## [WHAT THIS TASK INVOLVES]
Retype the entries, please, from their first line to the line containing "import seaborn as sns", exactly and only those lines, minus the pictures.

## [SUPPLIED RECORDS]
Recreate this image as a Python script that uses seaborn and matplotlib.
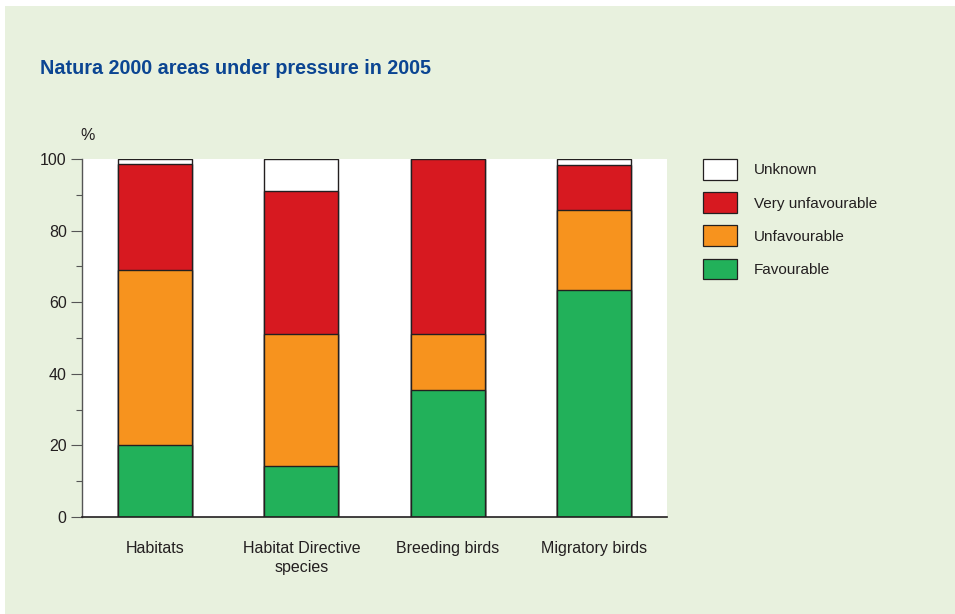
import numpy as np
import pandas as pd
import matplotlib
matplotlib.use("Agg")
import matplotlib.pyplot as plt
from matplotlib.patches import Patch, Rectangle
import seaborn as sns

categories = ["Habitats", "Habitat Directive\nspecies", "Breeding birds", "Migratory birds"]
favourable = [20.2, 14.3, 35.5, 63.4]
unfavourable = [48.7, 36.9, 15.5, 22.3]
very_unfavourable = [29.6, 40.0, 49.0, 12.6]
unknown = [1.5, 8.8, 0.0, 1.7]
series_names = ["Favourable", "Unfavourable", "Very unfavourable", "Unknown"]
colors = {"Favourable": "#22B15A", "Unfavourable": "#F7931E",
          "Very unfavourable": "#D71920", "Unknown": "#FFFFFF"}
yticks = [0, 20, 40, 60, 80, 100]

sns.set_theme(style="white")
plt.rcParams["font.family"] = ["Liberation Sans Narrow", "Liberation Sans", "DejaVu Sans"]

bg = "#E8F1DE"
fig = plt.figure(figsize=(9.55, 6.14), dpi=100, facecolor="white")
fig.patches.append(Rectangle((5 / 955, 0), 1, 1 - 6 / 614, transform=fig.transFigure,
                             facecolor=bg, edgecolor="none", zorder=-10))
ax = fig.add_axes([82 / 955, (614 - 517) / 614, (667 - 82) / 955, (517 - 159) / 614])
ax.set_facecolor("white")

df = pd.DataFrame({"category": categories, "Favourable": favourable,
                   "Unfavourable": unfavourable, "Very unfavourable": very_unfavourable,
                   "Unknown": unknown})
cum = df[series_names].cumsum(axis=1)

for name in reversed(series_names):
    sns.barplot(x=df["category"], y=cum[name], color=colors[name], width=0.505,
                edgecolor="#231F20", linewidth=1.0, ax=ax, saturation=1, zorder=2)

ax.set_ylim(0, 100)
ax.set_xlim(-0.5, 3.5)
ax.set_yticks(yticks)
ax.set_yticks([10, 30, 50, 70, 90], minor=True)
ax.tick_params(axis="y", which="major", left=True, length=8, width=0.8, color="#555555",
               labelsize=11.5, labelcolor="#231F20", pad=3)
ax.tick_params(axis="y", which="minor", left=True, length=4, width=0.8, color="#555555")
ax.tick_params(axis="x", bottom=False, labelsize=11.5, labelcolor="#231F20", pad=11)
for t in ax.get_xticklabels():
    t.set_linespacing(1.35)
ax.set_xlabel("")
ax.set_ylabel("")
for s in ["top", "right"]:
    ax.spines[s].set_visible(False)
ax.spines["left"].set_color("#555555")
ax.spines["left"].set_linewidth(1.0)
ax.spines["bottom"].set_color("#231F20")
ax.spines["bottom"].set_linewidth(1.2)

fig.text(40 / 955, 1 - 68 / 614, "Natura 2000 areas under pressure in 2005",
         fontsize=14.2, fontweight="bold", color="#0B4592", va="center", ha="left")
fig.text(88 / 955, 1 - 135 / 614, "%", fontsize=11.5, color="#231F20", va="center", ha="center")

handles = [Patch(facecolor=colors[n], edgecolor="#231F20", linewidth=0.9, label=n)
           for n in reversed(series_names)]
leg = fig.legend(handles=handles, loc="upper left", bbox_to_anchor=(697 / 955, 1 - 153 / 614),
                 frameon=False, fontsize=11, handlelength=2.22, handleheight=1.7,
                 labelspacing=0.82, handletextpad=1.1, borderaxespad=0)
for t in leg.get_texts():
    t.set_color("#231F20")

fig.savefig("out.png", dpi=100, facecolor="white")
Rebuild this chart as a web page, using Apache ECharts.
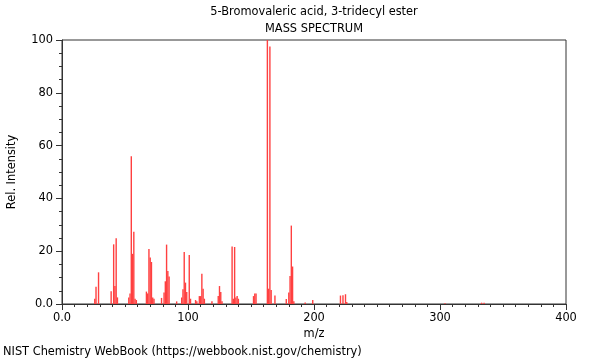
<!DOCTYPE html>
<html><head><meta charset="utf-8">
<script src="https://cdn.jsdelivr.net/npm/echarts@6/dist/echarts.min.js"></script>
<style>html,body{margin:0;padding:0;background:#fff}#c{width:600px;height:360px}</style>
</head><body><div id="c"></div>
<script>
const titleText = "5-Bromovaleric acid, 3-tridecyl ester";
const subTitle = "MASS SPECTRUM";
const xLabel = "m/z";
const yLabel = "Rel. Intensity";
const footer = "NIST Chemistry WebBook (https://webbook.nist.gov/chemistry)";
const mz = [26,27,29,39,41,42,43,44,53,54,55,56,57,58,59,67,68,69,70,71,72,73,79,81,82,83,84,85,91,95,96,97,98,99,101,102,106,107,109,110,111,112,113,119,124,125,126,127,135,136,137,138,139,140,152,153,154,163,164,165,166,169,178,180,181,182,183,184,193,199,221,223,225,226,304,333,335];
const intensity = [2,6.5,12,4.8,22.6,6.8,24.9,2.5,2.5,4,56,19,27.4,2,1.5,4.7,4,20.8,17.6,15.9,2.5,2,2.3,4.4,8.6,22.5,12.5,10.4,1,2.5,5.6,19.7,8.1,4.5,18.6,2,1.5,1,3,3,11.5,5.8,2,1,3,6.8,4.5,1,21.8,2,21.6,2.5,3,2,3,4,4,100,5.8,97.5,5.3,3.2,1.9,4.4,10.6,29.7,14.2,1,0.6,1.5,3.2,3.3,3.7,0.8,0.3,0.5,0.5];
const xTicks = [0,100,200,300,400];
const yTicks = [0,20,40,60,80,100];

const chart = echarts.init(document.getElementById('c'));
const font = 'DejaVu Sans';
const fmt = v => (v === 0 ? '0.0' : String(v));
chart.setOption({
  animation:false,
  textStyle:{fontFamily:font},
  grid:{left:62,right:34,top:40,bottom:56,containLabel:false,outerBoundsMode:'none',show:true,borderColor:'#333',borderWidth:1,backgroundColor:'transparent'},
  graphic:[
    {type:'text',x:314,y:7,style:{text:titleText,font:'11.4px "DejaVu Sans"',fill:'#000',textAlign:'center'}},
    {type:'text',x:314,y:24,style:{text:subTitle,font:'11.4px "DejaVu Sans"',fill:'#000',textAlign:'center'}},
    {type:'text',x:3,y:347,style:{text:footer,font:'11.4px "DejaVu Sans"',fill:'#000',textAlign:'left'}}
  ],
  xAxis:{type:'value',min:xTicks[0],max:xTicks[xTicks.length-1],interval:100,
    name:xLabel,nameLocation:'middle',nameGap:23,nameTextStyle:{fontSize:11.4,color:'#000',fontFamily:font},
    axisLine:{show:true,lineStyle:{color:'#333'}},
    axisTick:{show:true,length:6,lineStyle:{color:'#333'}},
    minorTick:{show:true,splitNumber:10,length:3,lineStyle:{color:'#333'}},
    splitLine:{show:false},
    axisLabel:{formatter:fmt,fontSize:11.4,color:'#000',margin:9,fontFamily:font}},
  yAxis:{type:'value',min:yTicks[0],max:yTicks[yTicks.length-1],interval:20,
    name:yLabel,nameLocation:'middle',nameGap:44,nameTextStyle:{fontSize:11.4,color:'#000',fontFamily:font},
    axisLine:{show:true,lineStyle:{color:'#333'}},
    axisTick:{show:true,length:6,lineStyle:{color:'#333'}},
    minorTick:{show:true,splitNumber:4,length:3,lineStyle:{color:'#333'}},
    splitLine:{show:false},
    axisLabel:{formatter:fmt,fontSize:11.4,color:'#000',margin:9,fontFamily:font}},
  series:[{type:'bar',barWidth:1.4,itemStyle:{color:'#ff4040'},
    data:mz.map((m,i)=>[m,intensity[i]])}]
});
</script></body></html>
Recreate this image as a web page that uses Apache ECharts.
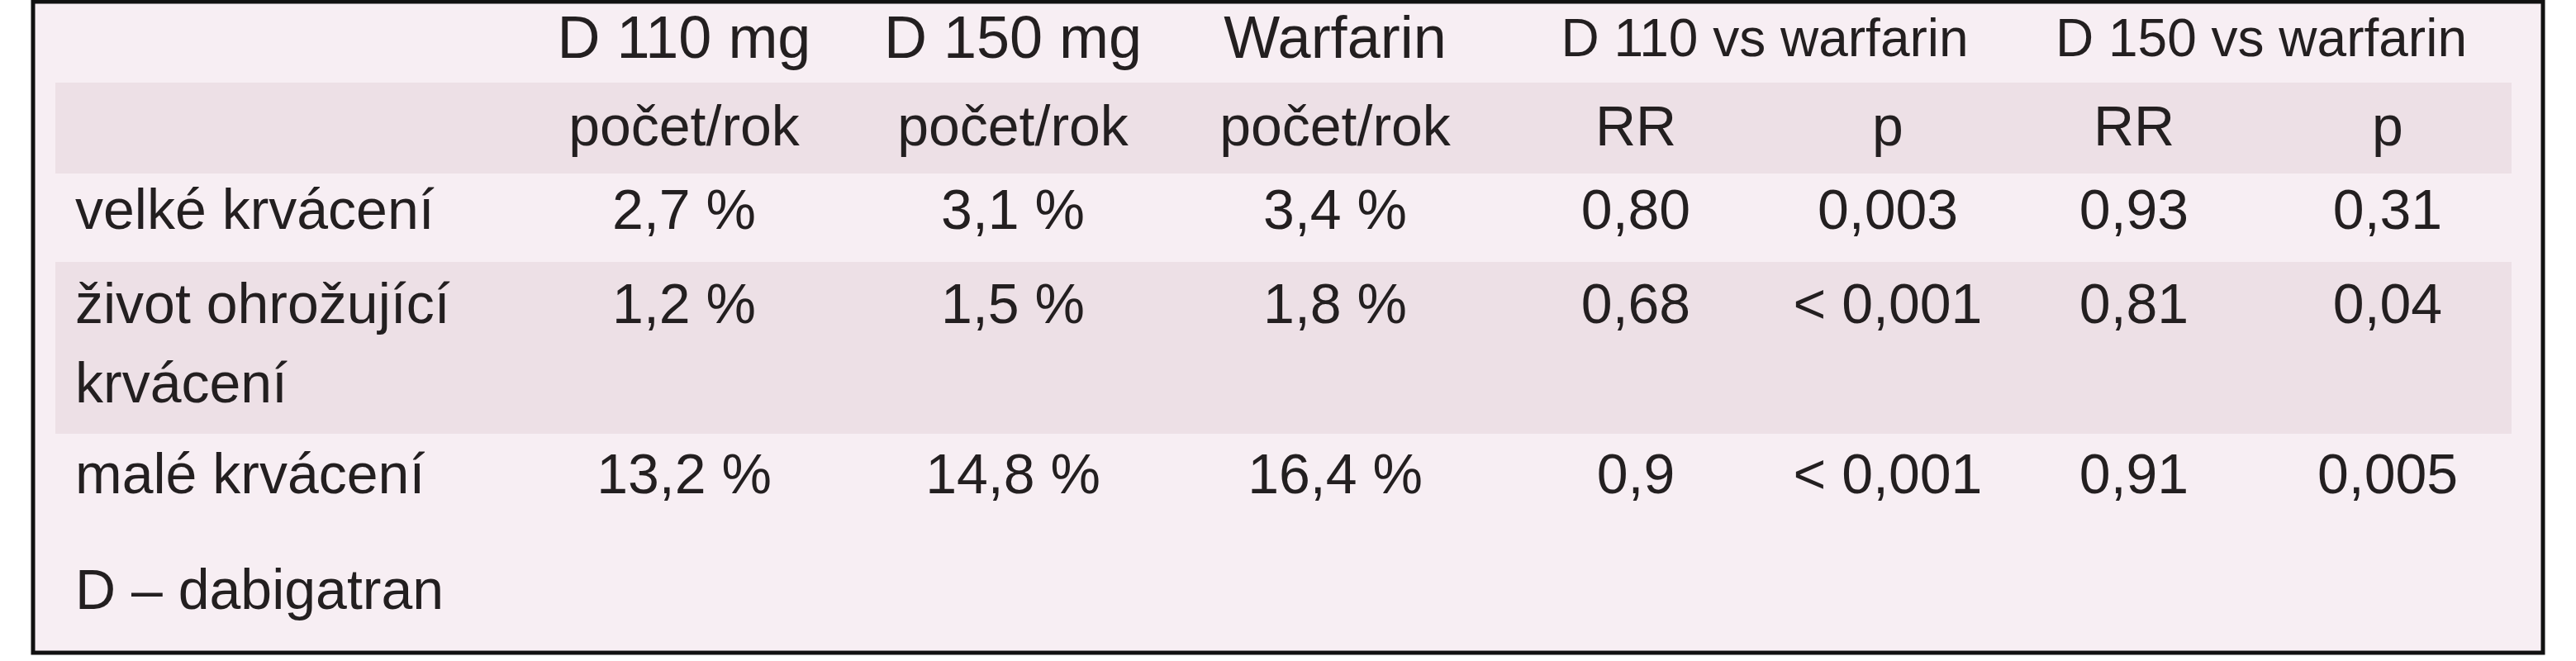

## [RESULT]
Recreate this image as a Python script that uses seaborn and matplotlib.
import numpy as np
import pandas as pd
import matplotlib
matplotlib.use("Agg")
import matplotlib.pyplot as plt
from matplotlib.patches import Patch, Rectangle
import seaborn as sns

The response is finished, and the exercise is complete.